Notes on Nomad Art

‘Why are we making things to exist inside buildings only?’ asks DOUG AITKEN, a mould-breaking artist whose multimedia productions have regularly broken out of commercial gallery spaces, even getting on a train for his Station to Station project. KATYA TYLEVICH boards the Aitken express. See full interview in Elephant Magazine Issue #21.

…his epic Station to Station project, which takes off in September 2013 as a a train (‘a moving, kinetic light sculpture’), whose freight was art, music, architecture, culture and conversations. Over the course of a month, the train moved from New York to San Francisco with stops in Pittsburgh, Chicago, Minneapolis, Santa Fe and five other American cities along the way, marked by events or ‘happenings’ at each destination. …Aitken is interested in having the ground fall from beneath the viewer, in taking away the stability of place, the support of walls or even the parameters of who exactly does the talking and when.

Do you have a shorthand way to describe the way you work as an artist? No, I’ve never been able to define myself by a medium, as working in one way or one aesthetic, although I really do have a great deal of respect for ‘the idea’, in and of itself. The question I think about is: if there’s an idea or an impulse, how do you allow it to grow and become its own language?

Does this mean your work is conceptual? Some of it touches on the birth of conceptual art, which was very much about the purity of concept: early conceptual art is not about the aesthetic, style or medium, it’s just about the idea. And if it’s strong and provocative enough, or asks a haunting question, then that idea will find a way out. In that case, the artist has to think like an architect and create a structure for that idea to get out there in its purest form. Right now is a fascinating time to be making art – or anything. In terms of communication and how ideas are distributed, we’re in a revolutionary moment. We’re moving away from a linear way of working.

Does that accurately reflect the way ideas are formed, naturally? … It’s a continual process of breaking and remaking. There’s a moment with most projects, in which an art work actually starts putting up resistance, as if it wants to create itself. As an artist, your job is to shepherd the work into existence. Artwork never just comes out of any artist’s solitude or social interaction, it comes out of its necessity to exist.

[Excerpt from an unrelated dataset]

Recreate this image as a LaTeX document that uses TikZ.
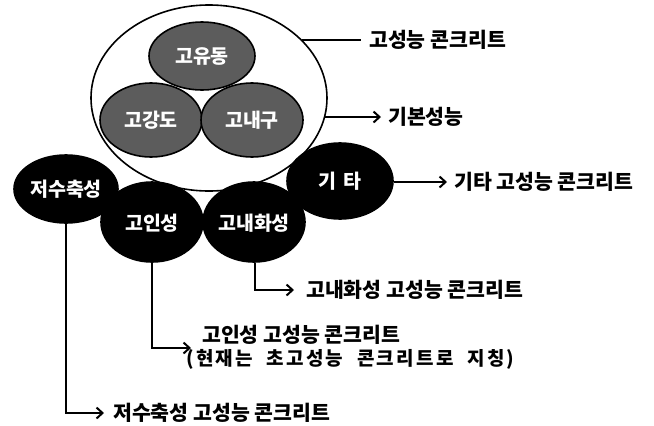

Within your own works, what exactly has a ‘necessity exist’? For example, Station to Station needed to exist in order to create a new space for experimentation in culture. Culture has become segregated: you’ve got film over here, contemporary art over there, music elsewhere. Much of the segregation comes from capitalism, and the fact that a capitalist structure creates a marketplace, a series of jobs or a kind of micro-industry. You see the strange rubble that’s become of the music industry because of it; and you see contemporary art, with its galleries and art fairs, which is another form of very aggressive capitalism. … Station to Station is based on the principle that if you create a nomadic platform where systems are moving and changing all the time, and you no longer feel the weight of the system that you’re working in, the result could be a freer place for exchange. At that point, the ground falls and your eyes open. Maybe you become more aware of everything around you, the details of it, the details of your surroundings. … When you’re displaced, there’s a sense of newness, an invigorated quality around you. … [This project] was originally supposed to be open at a major museum, but they tore the museum down for construction. There’s no museum. And in a funny way, that’s exactly what I wanted. The museum is all over the city now, and one idea is to ave the project all over the city, too. This allows the viewer to discover the installation – come across it – as opposed to going to see it in an institution. It’s been very interesting to think about positioning these pieces, which are very hallucinatory and holographic. They take viewers through the worlds of sound and moving images.

With this project and others, such as Station to Station, is it important to you that the people seeing your artworks aren’t necessarily those who would have come to a gallery opening? …as people, we shouldn’t be contained. Why are we making things to exist inside buildings only? Where does the role of walls and buildings actually play into what we create? I think someone like Joseph Beuys would be an advocate of the idea that art is everywhere and can permeate everything; that there’s a kind of potentiality in everything to be transformed. I think that’s where we’re going in some ways. That’s what we’re all looking forward to.